> [Task to carry out]:
Give back the full listing, character for character, with no pictures.

> [Provided material]:
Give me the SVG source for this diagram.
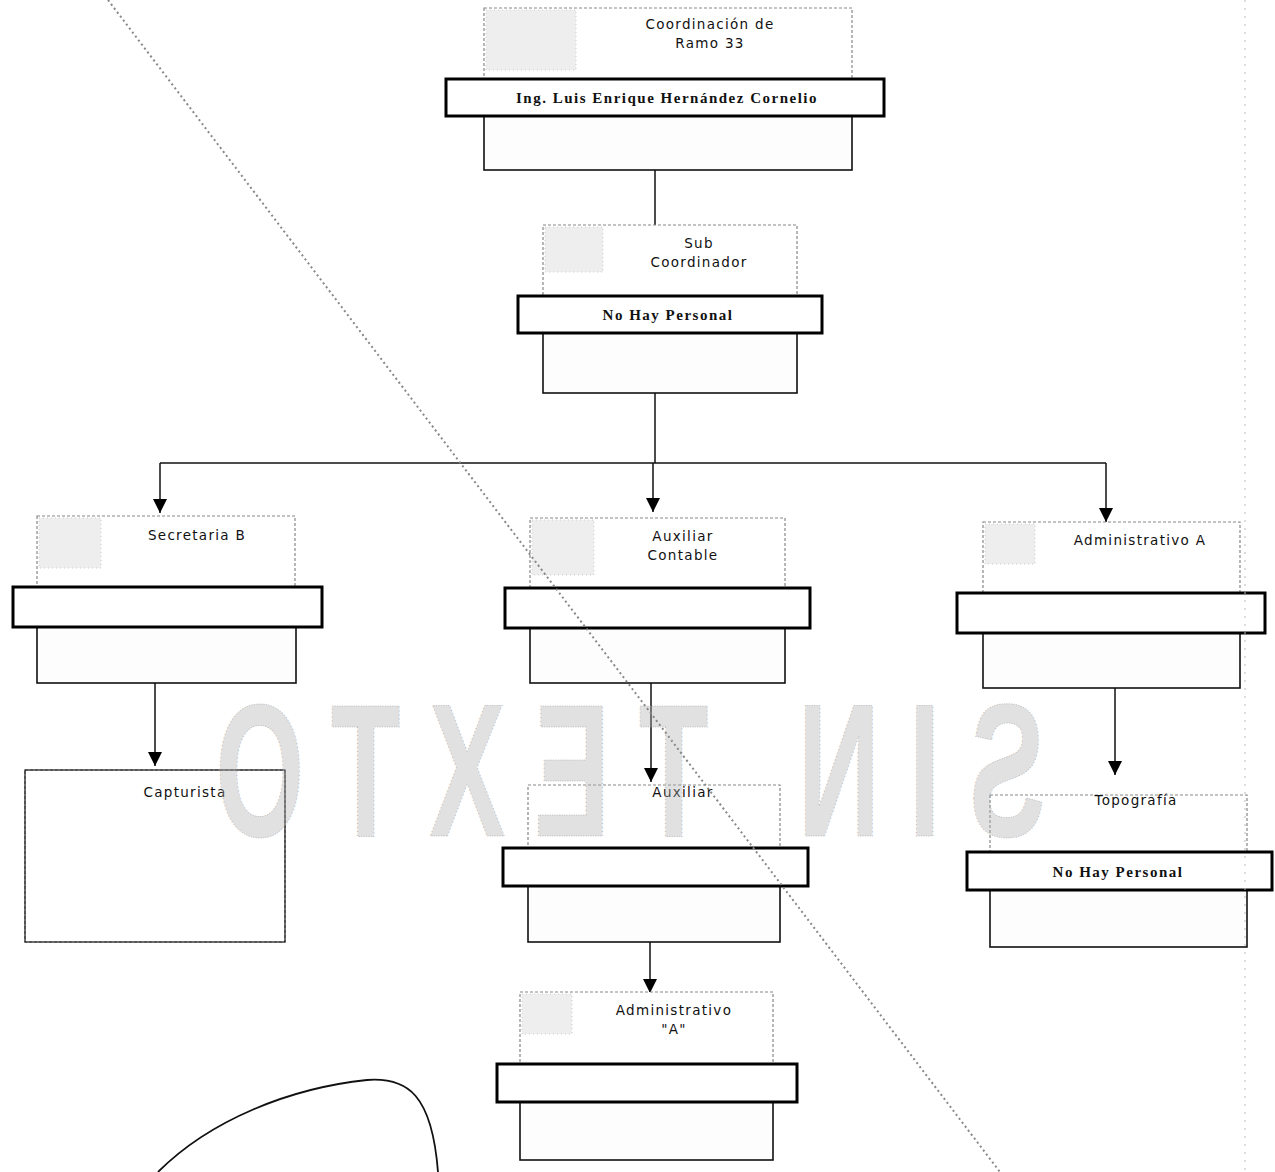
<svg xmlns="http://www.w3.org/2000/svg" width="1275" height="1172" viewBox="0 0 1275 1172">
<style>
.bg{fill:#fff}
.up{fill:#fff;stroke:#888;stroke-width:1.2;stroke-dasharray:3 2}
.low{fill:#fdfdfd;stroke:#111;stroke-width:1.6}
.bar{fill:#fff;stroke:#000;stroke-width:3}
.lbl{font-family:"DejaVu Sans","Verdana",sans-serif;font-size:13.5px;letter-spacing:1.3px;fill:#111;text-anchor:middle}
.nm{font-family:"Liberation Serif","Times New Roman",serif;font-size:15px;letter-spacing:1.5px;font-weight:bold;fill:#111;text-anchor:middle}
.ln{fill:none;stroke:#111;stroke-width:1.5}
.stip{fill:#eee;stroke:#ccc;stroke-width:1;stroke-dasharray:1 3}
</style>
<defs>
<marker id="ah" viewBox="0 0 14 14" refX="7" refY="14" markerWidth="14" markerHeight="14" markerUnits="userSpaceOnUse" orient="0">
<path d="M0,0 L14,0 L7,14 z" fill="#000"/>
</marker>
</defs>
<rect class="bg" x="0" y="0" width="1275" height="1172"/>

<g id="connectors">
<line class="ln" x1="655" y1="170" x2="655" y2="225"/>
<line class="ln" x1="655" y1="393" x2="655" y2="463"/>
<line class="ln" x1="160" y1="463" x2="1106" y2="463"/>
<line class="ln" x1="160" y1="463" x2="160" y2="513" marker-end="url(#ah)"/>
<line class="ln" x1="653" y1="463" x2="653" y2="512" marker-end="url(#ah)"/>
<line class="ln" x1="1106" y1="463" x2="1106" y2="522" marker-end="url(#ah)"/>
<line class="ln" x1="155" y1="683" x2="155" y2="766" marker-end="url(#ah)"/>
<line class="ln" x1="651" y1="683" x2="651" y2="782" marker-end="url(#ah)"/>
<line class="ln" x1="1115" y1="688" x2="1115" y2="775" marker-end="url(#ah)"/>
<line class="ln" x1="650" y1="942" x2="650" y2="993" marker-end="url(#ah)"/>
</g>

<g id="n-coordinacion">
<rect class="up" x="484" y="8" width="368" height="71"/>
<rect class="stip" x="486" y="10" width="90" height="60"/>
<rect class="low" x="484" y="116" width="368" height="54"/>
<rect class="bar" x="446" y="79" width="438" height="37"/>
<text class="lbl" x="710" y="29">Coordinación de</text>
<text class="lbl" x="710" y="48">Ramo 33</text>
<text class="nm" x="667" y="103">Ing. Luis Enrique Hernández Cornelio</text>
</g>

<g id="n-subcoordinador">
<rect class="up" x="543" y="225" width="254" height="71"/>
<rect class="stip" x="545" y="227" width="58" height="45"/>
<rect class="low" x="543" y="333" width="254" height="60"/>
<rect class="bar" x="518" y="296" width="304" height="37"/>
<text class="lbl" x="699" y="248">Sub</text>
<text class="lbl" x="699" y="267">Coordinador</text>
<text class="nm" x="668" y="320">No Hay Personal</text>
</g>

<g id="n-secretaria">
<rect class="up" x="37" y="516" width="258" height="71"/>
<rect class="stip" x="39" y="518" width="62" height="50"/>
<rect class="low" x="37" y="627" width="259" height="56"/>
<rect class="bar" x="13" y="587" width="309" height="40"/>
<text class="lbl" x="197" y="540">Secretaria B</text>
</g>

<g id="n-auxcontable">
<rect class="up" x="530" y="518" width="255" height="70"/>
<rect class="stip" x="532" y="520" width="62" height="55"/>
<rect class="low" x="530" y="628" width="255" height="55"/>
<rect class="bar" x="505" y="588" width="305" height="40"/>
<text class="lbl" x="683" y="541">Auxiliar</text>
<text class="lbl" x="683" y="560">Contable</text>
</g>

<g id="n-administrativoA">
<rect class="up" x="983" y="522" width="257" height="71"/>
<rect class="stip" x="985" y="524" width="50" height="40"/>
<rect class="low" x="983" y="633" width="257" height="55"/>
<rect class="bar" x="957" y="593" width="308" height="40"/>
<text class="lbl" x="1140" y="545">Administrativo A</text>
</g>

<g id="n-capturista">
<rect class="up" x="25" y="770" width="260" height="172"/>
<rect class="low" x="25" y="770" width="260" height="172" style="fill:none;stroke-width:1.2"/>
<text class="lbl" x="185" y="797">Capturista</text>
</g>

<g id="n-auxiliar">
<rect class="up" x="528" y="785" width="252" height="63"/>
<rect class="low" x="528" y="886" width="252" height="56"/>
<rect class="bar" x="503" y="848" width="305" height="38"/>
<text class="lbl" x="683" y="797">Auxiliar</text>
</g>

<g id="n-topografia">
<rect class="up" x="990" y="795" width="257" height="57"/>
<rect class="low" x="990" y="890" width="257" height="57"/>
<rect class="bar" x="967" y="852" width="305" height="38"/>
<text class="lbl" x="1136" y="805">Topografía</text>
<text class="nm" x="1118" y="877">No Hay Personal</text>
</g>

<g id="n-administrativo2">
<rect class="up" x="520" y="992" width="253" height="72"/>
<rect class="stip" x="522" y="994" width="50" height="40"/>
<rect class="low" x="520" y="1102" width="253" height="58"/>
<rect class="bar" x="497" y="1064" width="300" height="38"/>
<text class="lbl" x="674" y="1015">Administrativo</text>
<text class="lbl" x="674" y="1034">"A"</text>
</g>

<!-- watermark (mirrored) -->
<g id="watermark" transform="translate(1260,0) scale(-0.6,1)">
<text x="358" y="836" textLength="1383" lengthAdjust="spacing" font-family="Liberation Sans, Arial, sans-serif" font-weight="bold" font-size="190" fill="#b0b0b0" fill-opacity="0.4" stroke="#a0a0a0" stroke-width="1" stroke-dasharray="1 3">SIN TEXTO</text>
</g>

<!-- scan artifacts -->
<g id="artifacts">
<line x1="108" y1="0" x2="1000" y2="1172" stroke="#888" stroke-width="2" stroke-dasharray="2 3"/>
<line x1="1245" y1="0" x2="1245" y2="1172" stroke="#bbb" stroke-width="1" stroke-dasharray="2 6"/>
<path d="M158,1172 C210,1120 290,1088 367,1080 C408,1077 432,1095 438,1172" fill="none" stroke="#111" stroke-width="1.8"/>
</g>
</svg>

> [Output for this task]:
Give me the SVG source for this diagram.
<svg xmlns="http://www.w3.org/2000/svg" width="1275" height="1172" viewBox="0 0 1275 1172">
<style>
.bg{fill:#fff}
.up{fill:#fff;stroke:#888;stroke-width:1.2;stroke-dasharray:3 2}
.low{fill:#fdfdfd;stroke:#111;stroke-width:1.6}
.bar{fill:#fff;stroke:#000;stroke-width:3}
.lbl{font-family:"DejaVu Sans","Verdana",sans-serif;font-size:13.5px;letter-spacing:1.3px;fill:#111;text-anchor:middle}
.nm{font-family:"Liberation Serif","Times New Roman",serif;font-size:15px;letter-spacing:1.5px;font-weight:bold;fill:#111;text-anchor:middle}
.ln{fill:none;stroke:#111;stroke-width:1.5}
.stip{fill:#eee;stroke:#ccc;stroke-width:1;stroke-dasharray:1 3}
</style>
<defs>
<marker id="ah" viewBox="0 0 14 14" refX="7" refY="14" markerWidth="14" markerHeight="14" markerUnits="userSpaceOnUse" orient="0">
<path d="M0,0 L14,0 L7,14 z" fill="#000"/>
</marker>
</defs>
<rect class="bg" x="0" y="0" width="1275" height="1172"/>

<g id="connectors">
<line class="ln" x1="655" y1="170" x2="655" y2="225"/>
<line class="ln" x1="655" y1="393" x2="655" y2="463"/>
<line class="ln" x1="160" y1="463" x2="1106" y2="463"/>
<line class="ln" x1="160" y1="463" x2="160" y2="513" marker-end="url(#ah)"/>
<line class="ln" x1="653" y1="463" x2="653" y2="512" marker-end="url(#ah)"/>
<line class="ln" x1="1106" y1="463" x2="1106" y2="522" marker-end="url(#ah)"/>
<line class="ln" x1="155" y1="683" x2="155" y2="766" marker-end="url(#ah)"/>
<line class="ln" x1="651" y1="683" x2="651" y2="782" marker-end="url(#ah)"/>
<line class="ln" x1="1115" y1="688" x2="1115" y2="775" marker-end="url(#ah)"/>
<line class="ln" x1="650" y1="942" x2="650" y2="993" marker-end="url(#ah)"/>
</g>

<g id="n-coordinacion">
<rect class="up" x="484" y="8" width="368" height="71"/>
<rect class="stip" x="486" y="10" width="90" height="60"/>
<rect class="low" x="484" y="116" width="368" height="54"/>
<rect class="bar" x="446" y="79" width="438" height="37"/>
<text class="lbl" x="710" y="29">Coordinación de</text>
<text class="lbl" x="710" y="48">Ramo 33</text>
<text class="nm" x="667" y="103">Ing. Luis Enrique Hernández Cornelio</text>
</g>

<g id="n-subcoordinador">
<rect class="up" x="543" y="225" width="254" height="71"/>
<rect class="stip" x="545" y="227" width="58" height="45"/>
<rect class="low" x="543" y="333" width="254" height="60"/>
<rect class="bar" x="518" y="296" width="304" height="37"/>
<text class="lbl" x="699" y="248">Sub</text>
<text class="lbl" x="699" y="267">Coordinador</text>
<text class="nm" x="668" y="320">No Hay Personal</text>
</g>

<g id="n-secretaria">
<rect class="up" x="37" y="516" width="258" height="71"/>
<rect class="stip" x="39" y="518" width="62" height="50"/>
<rect class="low" x="37" y="627" width="259" height="56"/>
<rect class="bar" x="13" y="587" width="309" height="40"/>
<text class="lbl" x="197" y="540">Secretaria B</text>
</g>

<g id="n-auxcontable">
<rect class="up" x="530" y="518" width="255" height="70"/>
<rect class="stip" x="532" y="520" width="62" height="55"/>
<rect class="low" x="530" y="628" width="255" height="55"/>
<rect class="bar" x="505" y="588" width="305" height="40"/>
<text class="lbl" x="683" y="541">Auxiliar</text>
<text class="lbl" x="683" y="560">Contable</text>
</g>

<g id="n-administrativoA">
<rect class="up" x="983" y="522" width="257" height="71"/>
<rect class="stip" x="985" y="524" width="50" height="40"/>
<rect class="low" x="983" y="633" width="257" height="55"/>
<rect class="bar" x="957" y="593" width="308" height="40"/>
<text class="lbl" x="1140" y="545">Administrativo A</text>
</g>

<g id="n-capturista">
<rect class="up" x="25" y="770" width="260" height="172"/>
<rect class="low" x="25" y="770" width="260" height="172" style="fill:none;stroke-width:1.2"/>
<text class="lbl" x="185" y="797">Capturista</text>
</g>

<g id="n-auxiliar">
<rect class="up" x="528" y="785" width="252" height="63"/>
<rect class="low" x="528" y="886" width="252" height="56"/>
<rect class="bar" x="503" y="848" width="305" height="38"/>
<text class="lbl" x="683" y="797">Auxiliar</text>
</g>

<g id="n-topografia">
<rect class="up" x="990" y="795" width="257" height="57"/>
<rect class="low" x="990" y="890" width="257" height="57"/>
<rect class="bar" x="967" y="852" width="305" height="38"/>
<text class="lbl" x="1136" y="805">Topografía</text>
<text class="nm" x="1118" y="877">No Hay Personal</text>
</g>

<g id="n-administrativo2">
<rect class="up" x="520" y="992" width="253" height="72"/>
<rect class="stip" x="522" y="994" width="50" height="40"/>
<rect class="low" x="520" y="1102" width="253" height="58"/>
<rect class="bar" x="497" y="1064" width="300" height="38"/>
<text class="lbl" x="674" y="1015">Administrativo</text>
<text class="lbl" x="674" y="1034">"A"</text>
</g>

<!-- watermark (mirrored) -->
<g id="watermark" transform="translate(1260,0) scale(-0.6,1)">
<text x="358" y="836" textLength="1383" lengthAdjust="spacing" font-family="Liberation Sans, Arial, sans-serif" font-weight="bold" font-size="190" fill="#b0b0b0" fill-opacity="0.4" stroke="#a0a0a0" stroke-width="1" stroke-dasharray="1 3">SIN TEXTO</text>
</g>

<!-- scan artifacts -->
<g id="artifacts">
<line x1="108" y1="0" x2="1000" y2="1172" stroke="#888" stroke-width="2" stroke-dasharray="2 3"/>
<line x1="1245" y1="0" x2="1245" y2="1172" stroke="#bbb" stroke-width="1" stroke-dasharray="2 6"/>
<path d="M158,1172 C210,1120 290,1088 367,1080 C408,1077 432,1095 438,1172" fill="none" stroke="#111" stroke-width="1.8"/>
</g>
</svg>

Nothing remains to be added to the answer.